◆ **PROBLEM TO WORK ON**: Check every line below for the word "that" and give only the number of lines where it appears.

◆ **SOURCE EXCERPT**:
☆ ☆ ☆

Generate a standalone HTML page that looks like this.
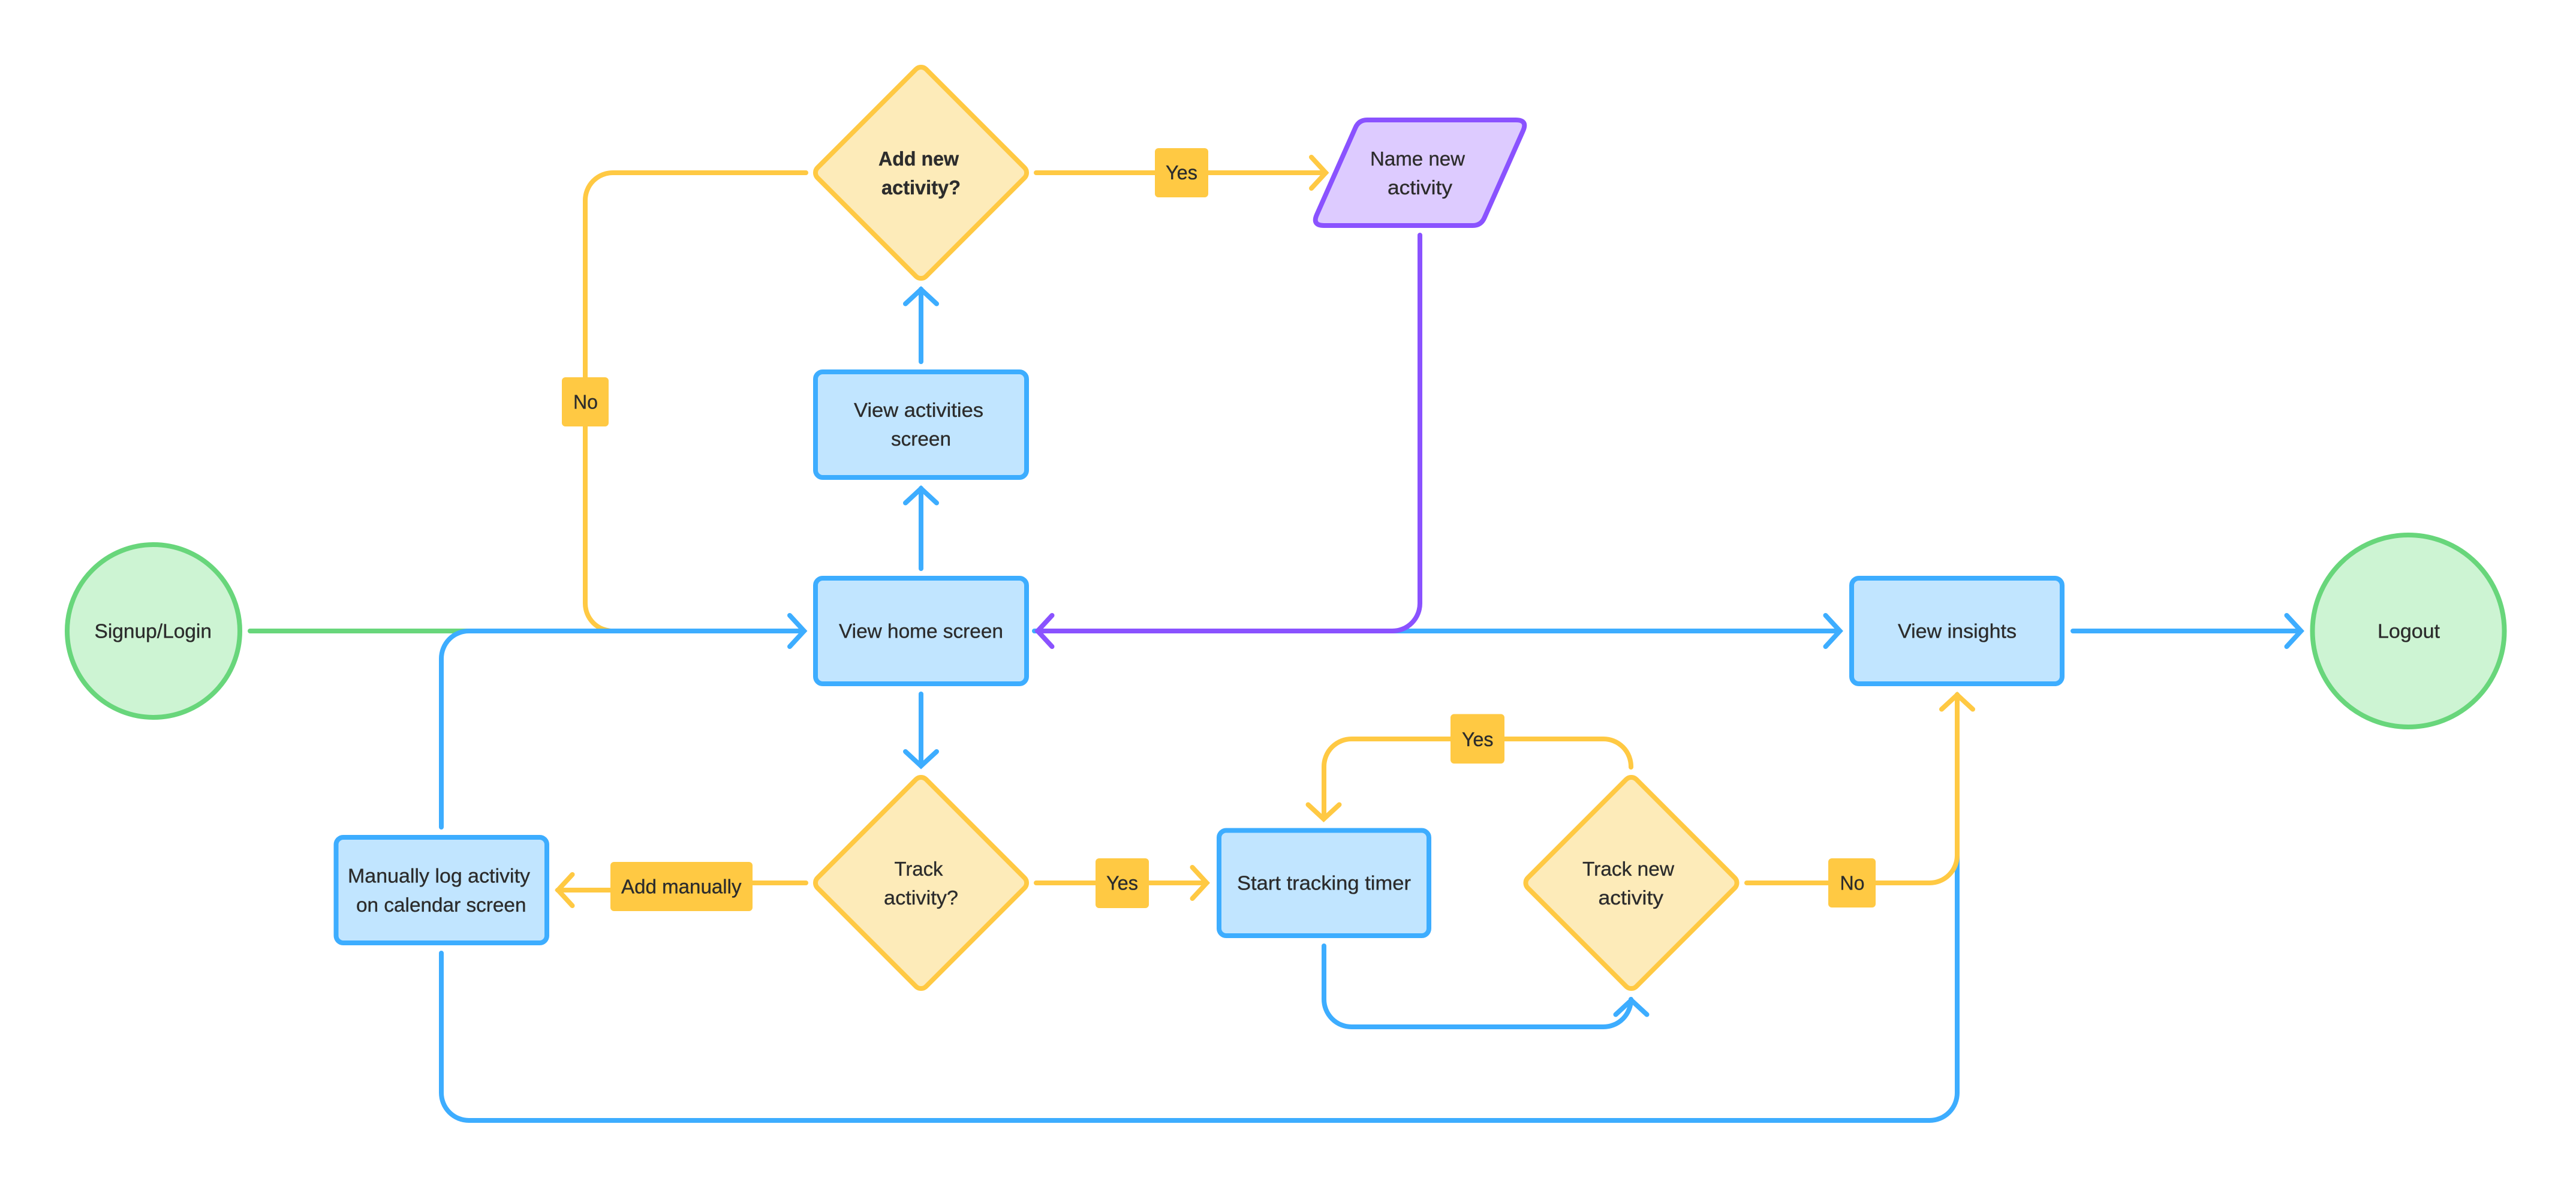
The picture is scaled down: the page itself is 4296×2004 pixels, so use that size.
<!DOCTYPE html>
<html lang="en">
<head>
<meta charset="utf-8">
<title>Activity flowchart</title>
<style>
html,body{margin:0;padding:0;background:#fff;width:4296px;height:2004px;overflow:hidden}
svg{display:block}
text{font-family:"Liberation Sans",Arial,sans-serif;font-size:33px;fill:#2c2c2c;stroke:#2c2c2c;stroke-width:.35}
.b{font-weight:700}
.l{fill:none;stroke-width:8;stroke-linecap:round;stroke-linejoin:miter;stroke-miterlimit:6}
.bl{stroke:#3dadff}.ye{stroke:#ffc943}.pu{stroke:#8a52ff}.gr{stroke:#68d67b}
.nb{fill:#c1e5ff;stroke:#3dadff;stroke-width:8}
.ny{fill:#fdebb9;stroke:#ffc943;stroke-width:8}
.lab{fill:#ffc943}
</style>
</head>
<body>
<svg width="4296" height="2004" viewBox="0 0 4296 2004" xmlns="http://www.w3.org/2000/svg">
<rect width="4296" height="2004" fill="#fff"/>

<!-- connectors: lower layer -->
<path class="l gr" d="M417 1052H790"/>
<path class="l ye" d="M1344 288H1022A46 46 0 0 0 976 334V1006A46 46 0 0 0 1022 1052H1100"/>
<path class="l bl" d="M1341 1052H782A46 46 0 0 0 736 1098V1379"/>
<path class="l bl" d="M736 1589V1822A46 46 0 0 0 782 1868H3218A46 46 0 0 0 3264 1822V1158"/>
<path class="l ye" d="M2913 1472H3218A46 46 0 0 0 3264 1426V1158"/>
<path class="l ye" d="M3238 1182.500L3264 1158.500L3290 1182.500"/>
<path class="l bl" d="M1725 1052H3068"/>
<path class="l pu" d="M2368 392V1006A46 46 0 0 1 2322 1052H1730"/>
<path class="l pu" d="M1754.500 1026L1730.500 1052L1754.500 1078"/>
<path class="l bl" d="M1317 1026L1341 1052L1317 1078"/>
<path class="l bl" d="M3044.500 1026L3068.500 1052L3044.500 1078"/>
<path class="l bl" d="M3457 1052H3837"/>
<path class="l bl" d="M3813.500 1026L3837.500 1052L3813.500 1078"/>
<path class="l bl" d="M1536 603V482"/>
<path class="l bl" d="M1510 506.500L1536 482.500L1562 506.500"/>
<path class="l bl" d="M1536 948V814"/>
<path class="l bl" d="M1510 838.500L1536 814.500L1562 838.500"/>
<path class="l bl" d="M1536 1157V1277"/>
<path class="l bl" d="M1510 1253L1536 1277L1562 1253"/>
<path class="l ye" d="M1728 288H2211"/>
<path class="l ye" d="M2187 262L2211 288L2187 314"/>
<path class="l ye" d="M1728 1472H2012"/>
<path class="l ye" d="M1988.500 1446L2012.500 1472L1988.500 1498"/>
<path class="l ye" d="M1344 1472H1255"/>
<path class="l ye" d="M1018 1484H930"/>
<path class="l ye" d="M954.500 1458L930.500 1484L954.500 1510"/>
<path class="l ye" d="M2720 1279V1278A46 46 0 0 0 2674 1232H2254A46 46 0 0 0 2208 1278V1365"/>
<path class="l ye" d="M2181.500 1341.500L2207.500 1365.500L2233.500 1341.500"/>
<path class="l bl" d="M2208 1577V1666A46 46 0 0 0 2254 1712H2674A46 46 0 0 0 2720 1666"/>
<path class="l bl" d="M2694.500 1691.500L2720.500 1667.500L2746.500 1691.500"/>

<!-- nodes -->
<circle cx="256" cy="1052" r="144" fill="#cdf4d3" stroke="#68d67b" stroke-width="8"/>
<circle cx="4016.500" cy="1052" r="160" fill="#cdf4d3" stroke="#68d67b" stroke-width="8"/>

<rect class="nb" x="1360" y="620" width="352" height="176" rx="12"/>
<rect class="nb" x="1360" y="964" width="352" height="176" rx="12"/>
<rect class="nb" x="560.500" y="1396" width="351.500" height="176" rx="12"/>
<rect class="nb" x="2033" y="1384.500" width="350" height="175.500" rx="12"/>
<rect class="nb" x="3088" y="964" width="351" height="176" rx="12"/>

<rect class="ny" x="-128" y="-128" width="256" height="256" rx="12" transform="translate(1536 288) rotate(45)"/>
<rect class="ny" x="-128" y="-128" width="256" height="256" rx="12" transform="translate(1536 1472) rotate(45)"/>
<rect class="ny" x="-128" y="-128" width="256" height="256" rx="12" transform="translate(2720.500 1472) rotate(45)"/>

<path d="M2280 200H2528Q2548 200 2540 218L2475.600 363Q2470 376 2456 376H2208Q2188 376 2196 358L2260.400 213Q2266 200 2280 200Z" fill="#ddcbff" stroke="#8a52ff" stroke-width="8"/>

<!-- edge labels -->
<rect class="lab" x="1926" y="247" width="89" height="82" rx="6"/>
<rect class="lab" x="937" y="629" width="78" height="82" rx="6"/>
<rect class="lab" x="1827" y="1431" width="89" height="83" rx="6"/>
<rect class="lab" x="2419" y="1190.500" width="90" height="82.500" rx="6"/>
<rect class="lab" x="3049" y="1431" width="79" height="82" rx="6"/>
<rect class="lab" x="1018" y="1437" width="237" height="82" rx="6"/>

<!-- text -->
<text class="b" x="1465" y="276" textLength="134" lengthAdjust="spacingAndGlyphs">Add new</text>
<text class="b" x="1470" y="324" textLength="132" lengthAdjust="spacingAndGlyphs">activity?</text>
<text x="2285" y="276" textLength="158" lengthAdjust="spacingAndGlyphs">Name new</text>
<text x="2314" y="324" textLength="108" lengthAdjust="spacingAndGlyphs">activity</text>
<text x="1944" y="299" textLength="53" lengthAdjust="spacingAndGlyphs">Yes</text>
<text x="956" y="681.500" textLength="41" lengthAdjust="spacingAndGlyphs">No</text>
<text x="1424" y="695" textLength="216" lengthAdjust="spacingAndGlyphs">View activities</text>
<text x="1486" y="743" textLength="100" lengthAdjust="spacingAndGlyphs">screen</text>
<text x="157.500" y="1063.500" textLength="195.500" lengthAdjust="spacingAndGlyphs">Signup/Login</text>
<text x="1399" y="1063.500" textLength="274" lengthAdjust="spacingAndGlyphs">View home screen</text>
<text x="3165" y="1063.500" textLength="198" lengthAdjust="spacingAndGlyphs">View insights</text>
<text x="3965" y="1063.500" textLength="104" lengthAdjust="spacingAndGlyphs">Logout</text>
<text x="1491.500" y="1460" textLength="81" lengthAdjust="spacingAndGlyphs">Track</text>
<text x="1474" y="1508" textLength="124" lengthAdjust="spacingAndGlyphs">activity?</text>
<text x="1845" y="1483.500" textLength="53" lengthAdjust="spacingAndGlyphs">Yes</text>
<text x="2063" y="1483.500" textLength="290" lengthAdjust="spacingAndGlyphs">Start tracking timer</text>
<text x="2639" y="1460" textLength="153" lengthAdjust="spacingAndGlyphs">Track new</text>
<text x="2665.500" y="1508" textLength="108.500" lengthAdjust="spacingAndGlyphs">activity</text>
<text x="2438" y="1244" textLength="52.500" lengthAdjust="spacingAndGlyphs">Yes</text>
<text x="3068.500" y="1483.500" textLength="41" lengthAdjust="spacingAndGlyphs">No</text>
<text x="580" y="1471.500" textLength="304" lengthAdjust="spacingAndGlyphs">Manually log activity</text>
<text x="594" y="1520" textLength="283.500" lengthAdjust="spacingAndGlyphs">on calendar screen</text>
<text x="1036" y="1489.500" textLength="200.500" lengthAdjust="spacingAndGlyphs">Add manually</text>
</svg>
</body>
</html>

☆ ☆ ☆

◆ **WRITTEN SOLUTION**: 2